Les Etats-Unis se trouvent ainsi dans une situation bien délicate. D’un côté, il n’est pas question pour Washington, qui veut une mobilisation générale contre l’EI dans la région, de laisser Erdogan saper les efforts des alliés kurdes syriens, de l’autre, il doit prendre en considération le jeu des alliances, où Ankara, membre de l’Otan et fidèle soutien de Washington, pourrait basculer totalement dans le giron de la Russie.

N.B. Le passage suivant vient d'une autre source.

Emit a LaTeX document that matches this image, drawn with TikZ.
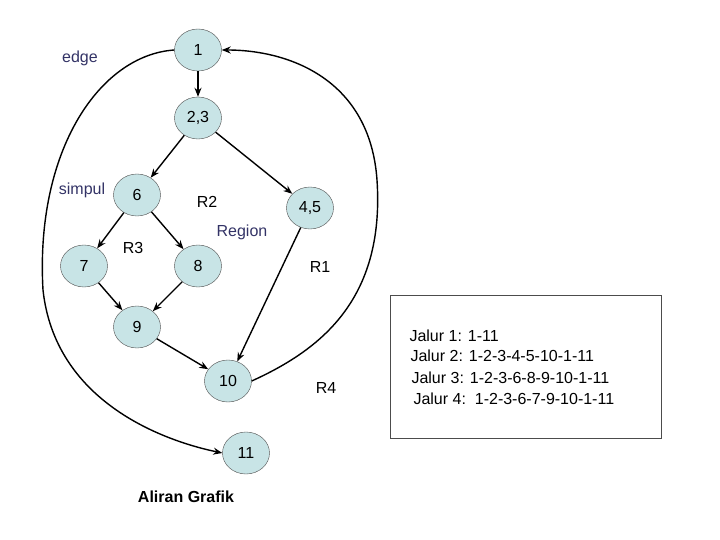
\documentclass[tikz,border=0pt]{standalone}
\usepackage{fontspec}
\setmainfont{Liberation Sans}
\usetikzlibrary{arrows.meta,shapes.geometric}
\definecolor{nodefill}{HTML}{C8E4E6}
\definecolor{lbl}{HTML}{333366}
\begin{document}
\begin{tikzpicture}[x=1pt,y=-1pt,
  v/.style={ellipse,draw=black!70,thin,fill=nodefill,minimum width=47pt,minimum height=42pt,inner sep=0pt,font=\fontsize{16}{18}\selectfont},
  e/.style={-{Stealth[length=9pt,width=7pt]},line width=1.4pt},
  lb/.style={font=\fontsize{16}{18}\selectfont},
  bl/.style={font=\fontsize{16}{18}\selectfont,text=lbl}]
\useasboundingbox (0,0) rectangle (720,540);
\node[v] (n1) at (198,50) {1};
\node[v] (n23) at (198,118) {2,3};
\node[v] (n6) at (137,195) {6};
\node[v] (n45) at (310,208) {4,5};
\node[v] (n7) at (84,266) {7};
\node[v] (n8) at (198,266) {8};
\node[v] (n9) at (137,327) {9};
\node[v] (n10) at (228,381) {10};
\node[v] (n11) at (246,453) {11};
\draw[e] (n1) -- (n23);
\draw[e] (n23) -- (n6);
\draw[e] (n23) -- (n45);
\draw[e] (n6) -- (n7);
\draw[e] (n6) -- (n8);
\draw[e] (n7) -- (n9);
\draw[e] (n8) -- (n9);
\draw[e] (n9) -- (n10);
\draw[e] (n45) -- (n10);
\draw[e] (n1.west) .. controls (100,55) and (35,150) .. (43,290) .. controls (55,400) and (160,440) .. (n11.west);
\draw[e] (n10.east) .. controls (320,350) and (385,300) .. (377,180) .. controls (370,80) and (290,50) .. (n1.east);
\node[bl] (t1) at (80,58) {edge};
\node[bl] (t2) at (82,190) {simpul};
\node[bl] (t3) at (242,232) {Region};
\node[lb] (r2) at (207,202) {R2};
\node[lb] (r3) at (133,248) {R3};
\node[lb] (r1) at (320,267) {R1};
\node[lb] (r4) at (326,388) {R4};
\node[lb,font=\fontsize{16}{18}\selectfont\bfseries] (title) at (186,497) {Aliran Grafik};
\node[draw=black!70,thin,minimum width=271pt,minimum height=143pt] (box) at (525.5,366.5) {};
\node[lb,anchor=west] (j1) at (406,336) {Jalur 1: 1-11};
\node[lb,anchor=west] (j2) at (407,356) {Jalur 2: 1-2-3-4-5-10-1-11};
\node[lb,anchor=west] (j3) at (408,378) {Jalur 3: 1-2-3-6-8-9-10-1-11};
\node[lb,anchor=west] (j4) at (410,399) {Jalur 4:\ \ 1-2-3-6-7-9-10-1-11};
\end{tikzpicture}
\end{document}
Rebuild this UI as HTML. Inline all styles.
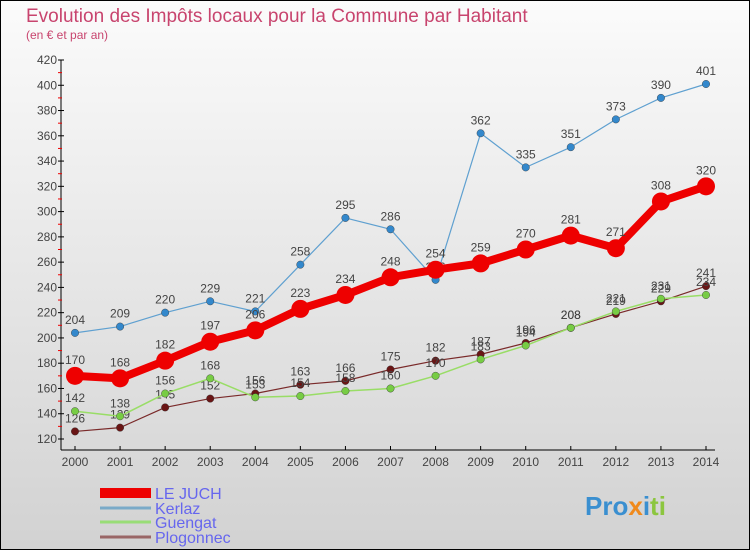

Toutes ces questions ont sans doute été au centre des discussions de la rencontre tripartite des chefs d’état-major turc, américain et russe mardi 7 mars, les trois pays qui combattent l’EI mais en s’appuyant sur des camps rivaux. Il s’agissait de parler de « questions sécuritaires régionales communes, à commencer par la Syrie et l’Iraq », selon l’armée turque, et « des questions sécuritaires en Syrie et en Iraq », selon le ministère russe de la Défense. Rien de concret n’a été annoncé suite aux discussions. Mais à la veille de la réunion trilatérale, le premier ministre turc, Binali Yildirim, avait ouvertement admis que son pays ne pourrait lancer une opération pour prendre Minbej, dans le nord de la Syrie, « sans une coordination avec la Russie et les Etats-Unis ». Et, lors d’une visite à Moscou vendredi 10 mars, le président turc, Recep Tayyip Erdogan, a clairement déclaré souhaiter instaurer une coopération militaire entre son pays et la Russie pour des opérations en Syrie afin de parvenir à la création d’une « zone de sécurité » débarrassée des djihadistes de l’Etat islamique mais aussi des miliciens kurdes des YPG.